After the price forecast, the benchmark Malaysian palm oil futures fell as much as 1.6% in early trade on Wednesday to 2,449 Malaysian ringgit a tonne. The November contract fell as low as 50 ringgit, or 2%, at 2,439 ringgit.
“The third month is close to 2,500 ringgit but since Mistry’s estimate is between 2,300 and 2,500 ringgit, the price should come somewhere in between that estimate,” said a leading trader. “The fall today is also helped by the decline in soya bean oil.”
Vegetable oil imports by India, the world’s second largest buyer after China, are likely to be around 5.8 million tonnes (mt) in the year to October 2007, lower than an earlier estimate of 6.4mt, because of high prices, Mistry said.
“Per capita consumption has remained stagnant and we have lost almost half a million tonnes in consumption mainly due to high prices,” he said.
“I believe this is a very significant development and will be seen in many more price sensitive markets such as Pakistan, Bangladesh and parts of China and North Africa.”
India imported 5.4mt of oils in the previous season.
Mistry said lower import tariffs on edible oil had lifted India’s palm oil purchases. “There is also no longer any preference given to soya oil in terms of import duty. This has led to a bigger market share for palm in India.” India has brought down edible oil duties in stages and now imposes a 45% import duty on crude palm oil and 40% on soya oil.
He said monsoon rains had been beneficial for oilseed production in India but it was too early to estimate production. Mistry estimated Malaysia’s palm oil production this year at between 15.4mt and 15.7mt, against 15.9mt in 2006. “We entered a lean season in fresh fruit bunch production from January 2007 and this was expected to last until July or August 2007. Statistics from the Malaysian Palm Oil Board (MPOB) for July indicate we are not yet out of the woods.”
Mistry, a director with Godrej International Ltd, said sunflower oil prices could rise further, while rapeseed oil is likely to trade around $950 (about Rs36,600) per tonne ex-mill in Europe. “Sunflower oil has become the price leader and could go still higher from current levels of $1,100 to as high as $1,300 cost, insurance and freight Rotterdam.”
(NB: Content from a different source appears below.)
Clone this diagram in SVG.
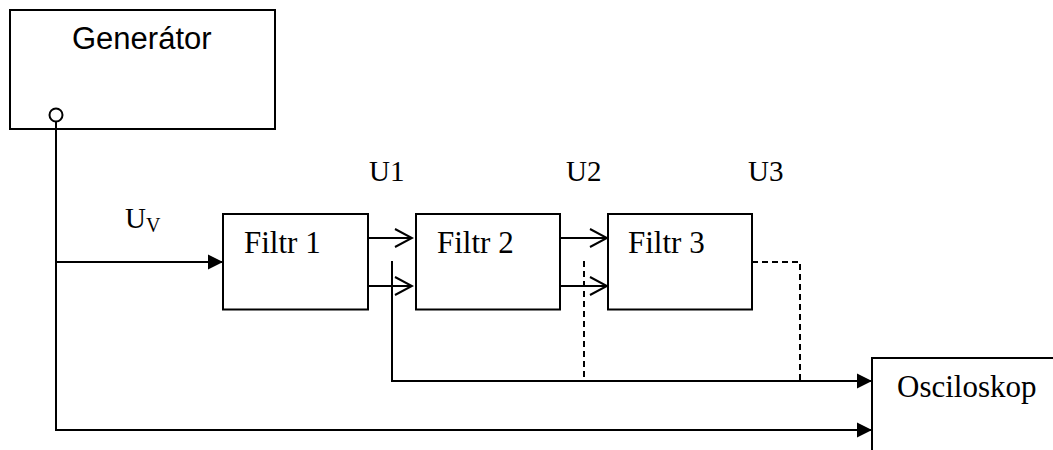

“The high prices of sunflower oil and rapeseed oil have, in the past month, given scope to soya oil and palm oil to move higher.” Malaysia’s crude palm oil production for the first seven months of 2007 was down 7% on the year at 8mt, according to MPOB data.
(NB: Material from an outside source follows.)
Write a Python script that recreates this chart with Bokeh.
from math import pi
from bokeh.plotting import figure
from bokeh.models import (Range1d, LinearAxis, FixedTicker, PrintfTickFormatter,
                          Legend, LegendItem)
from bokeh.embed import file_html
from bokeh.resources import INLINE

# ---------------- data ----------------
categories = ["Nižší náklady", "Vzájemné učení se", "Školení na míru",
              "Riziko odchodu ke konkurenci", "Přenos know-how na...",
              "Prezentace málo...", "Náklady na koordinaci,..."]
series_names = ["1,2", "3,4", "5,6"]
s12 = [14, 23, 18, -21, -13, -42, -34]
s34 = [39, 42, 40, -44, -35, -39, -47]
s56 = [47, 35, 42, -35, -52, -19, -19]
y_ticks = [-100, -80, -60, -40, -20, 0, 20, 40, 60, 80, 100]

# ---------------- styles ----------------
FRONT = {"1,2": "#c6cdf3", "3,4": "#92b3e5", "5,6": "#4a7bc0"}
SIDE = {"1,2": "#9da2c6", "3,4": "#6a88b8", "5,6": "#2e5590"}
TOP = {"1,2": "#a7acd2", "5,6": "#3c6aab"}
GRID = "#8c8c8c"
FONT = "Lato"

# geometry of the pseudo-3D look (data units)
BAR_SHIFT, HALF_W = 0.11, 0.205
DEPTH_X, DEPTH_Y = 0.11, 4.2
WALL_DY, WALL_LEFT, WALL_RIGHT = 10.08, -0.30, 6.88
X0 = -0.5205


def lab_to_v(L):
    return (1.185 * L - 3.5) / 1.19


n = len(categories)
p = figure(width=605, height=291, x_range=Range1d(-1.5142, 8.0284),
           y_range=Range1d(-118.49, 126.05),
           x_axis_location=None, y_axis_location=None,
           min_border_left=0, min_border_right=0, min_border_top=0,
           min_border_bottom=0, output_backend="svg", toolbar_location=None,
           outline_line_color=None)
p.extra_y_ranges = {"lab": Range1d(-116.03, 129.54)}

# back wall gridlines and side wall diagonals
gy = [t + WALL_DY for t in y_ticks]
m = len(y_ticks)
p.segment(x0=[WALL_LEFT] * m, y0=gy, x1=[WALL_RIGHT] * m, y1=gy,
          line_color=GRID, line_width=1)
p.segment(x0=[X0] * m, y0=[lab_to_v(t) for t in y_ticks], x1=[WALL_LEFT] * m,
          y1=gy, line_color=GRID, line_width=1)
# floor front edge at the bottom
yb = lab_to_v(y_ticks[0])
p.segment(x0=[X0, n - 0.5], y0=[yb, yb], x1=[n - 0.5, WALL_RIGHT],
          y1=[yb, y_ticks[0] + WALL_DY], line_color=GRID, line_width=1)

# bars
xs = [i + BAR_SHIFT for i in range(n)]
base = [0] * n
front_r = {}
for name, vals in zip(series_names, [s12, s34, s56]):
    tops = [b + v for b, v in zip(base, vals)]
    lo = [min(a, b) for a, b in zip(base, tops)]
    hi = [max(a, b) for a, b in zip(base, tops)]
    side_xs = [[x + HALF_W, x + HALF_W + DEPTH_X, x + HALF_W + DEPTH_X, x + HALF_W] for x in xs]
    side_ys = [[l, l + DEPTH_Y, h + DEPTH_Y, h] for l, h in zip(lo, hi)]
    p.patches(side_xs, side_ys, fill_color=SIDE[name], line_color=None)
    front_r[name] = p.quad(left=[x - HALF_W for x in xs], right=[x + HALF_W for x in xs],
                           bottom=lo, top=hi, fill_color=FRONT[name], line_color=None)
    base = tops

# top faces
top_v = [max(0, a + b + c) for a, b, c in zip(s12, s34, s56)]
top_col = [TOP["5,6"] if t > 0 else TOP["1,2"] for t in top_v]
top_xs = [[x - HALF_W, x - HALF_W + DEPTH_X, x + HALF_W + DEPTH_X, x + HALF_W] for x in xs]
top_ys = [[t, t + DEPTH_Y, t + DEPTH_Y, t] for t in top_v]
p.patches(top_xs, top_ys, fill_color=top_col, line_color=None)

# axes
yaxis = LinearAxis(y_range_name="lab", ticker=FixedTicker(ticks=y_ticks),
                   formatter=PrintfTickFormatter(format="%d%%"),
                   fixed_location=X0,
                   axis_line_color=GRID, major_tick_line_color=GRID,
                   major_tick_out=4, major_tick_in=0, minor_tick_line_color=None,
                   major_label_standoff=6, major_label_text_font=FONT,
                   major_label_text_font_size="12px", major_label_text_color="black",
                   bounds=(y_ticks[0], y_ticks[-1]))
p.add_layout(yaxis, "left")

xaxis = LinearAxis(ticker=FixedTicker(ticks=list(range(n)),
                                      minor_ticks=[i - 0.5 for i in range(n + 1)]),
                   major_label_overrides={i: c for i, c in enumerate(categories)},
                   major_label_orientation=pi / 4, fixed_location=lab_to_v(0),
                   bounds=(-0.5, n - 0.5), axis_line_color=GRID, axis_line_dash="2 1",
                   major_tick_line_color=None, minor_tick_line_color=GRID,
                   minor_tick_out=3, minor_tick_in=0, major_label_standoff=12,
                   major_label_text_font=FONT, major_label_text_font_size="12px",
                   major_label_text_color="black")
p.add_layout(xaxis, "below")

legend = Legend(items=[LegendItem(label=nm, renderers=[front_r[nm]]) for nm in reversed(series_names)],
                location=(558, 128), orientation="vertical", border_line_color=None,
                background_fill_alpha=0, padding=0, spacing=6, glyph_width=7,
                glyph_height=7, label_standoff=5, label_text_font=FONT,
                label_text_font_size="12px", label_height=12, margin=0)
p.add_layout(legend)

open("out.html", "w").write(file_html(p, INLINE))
But Mistry said output in neighbouring Indonesia would exceed 17mt in 2007. “I estimate traditional food demand for vegetable oil to grow in 2007-08 by about 3mt at current high prices and by 4mt if prices decline by about 10%.”
Oils demand for making biofuel is expected to increase by 1mt, he said. “Overall, I expect total demand in 2007-08 to expand by 4mt if prices remain at current high levels, and by 6mt if prices decline by 10%.”